Last week the President signed into law FOSTA/SESTA a piece of legislation hoping to curb sex trafficking but that aims for that goal by weakening a core prevision of the Internet.
In the 1996 Communication Decent Act one provision, Section 230, basic laid out that a hosting website could not be held liable for what other parties posted on that website. If an act of libel occurs on a website such as Facebook it was not Facebook that faced legal peril but the person who placed the information on the web. This was a necessary update as things like libel laws had grown in an environment where publication was complex, expensive, and there for acted as its own gatekeeper.
In order to go after scum that was using internet ads, personals, and other posting to traffic people coerced into the sex trade, FOSTA/SESTA makes an exception that hold the hosting sites responsible for the ads and such that they host. Overnight personal ads have vanished for most of the Internet. In theory this legislation is used only for sex trafficking but government powers in theory are often quite different when placed into practice.

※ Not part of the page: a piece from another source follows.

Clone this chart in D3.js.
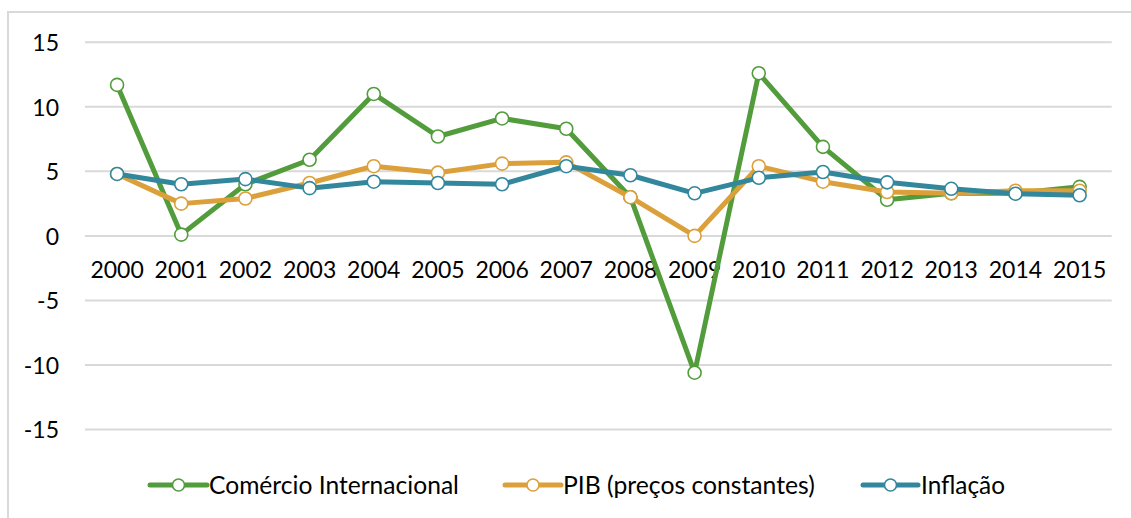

A number of sub-reddits have already vanished and I have heard reports that a number of dating sights have also gone dark. Sites that were principally about people making connections and not prostitution, but small site with limited resources that cannot fight any sort of legal battle. Massive companies such as Google, Twitter, and Facebook can hire scores of lawyers to protect their interests but smaller one cannot.
Now my site has very few commenters, 90% or more of the comments come from just one person so my exposure is quite low. However there is another elements here, spam comments.
Since I launched my site and engaged an application to block spam comments there have been nearly 179,000 attempts to post spam as comments on my blog. Some have slipped through and I deleted them manually.
But what if some bad actors start using comments to traffic? Now the people hosting blogs on their personal sites could be held legally at fault. I cannot ignore that possibility and so I am closing comments indefinitely.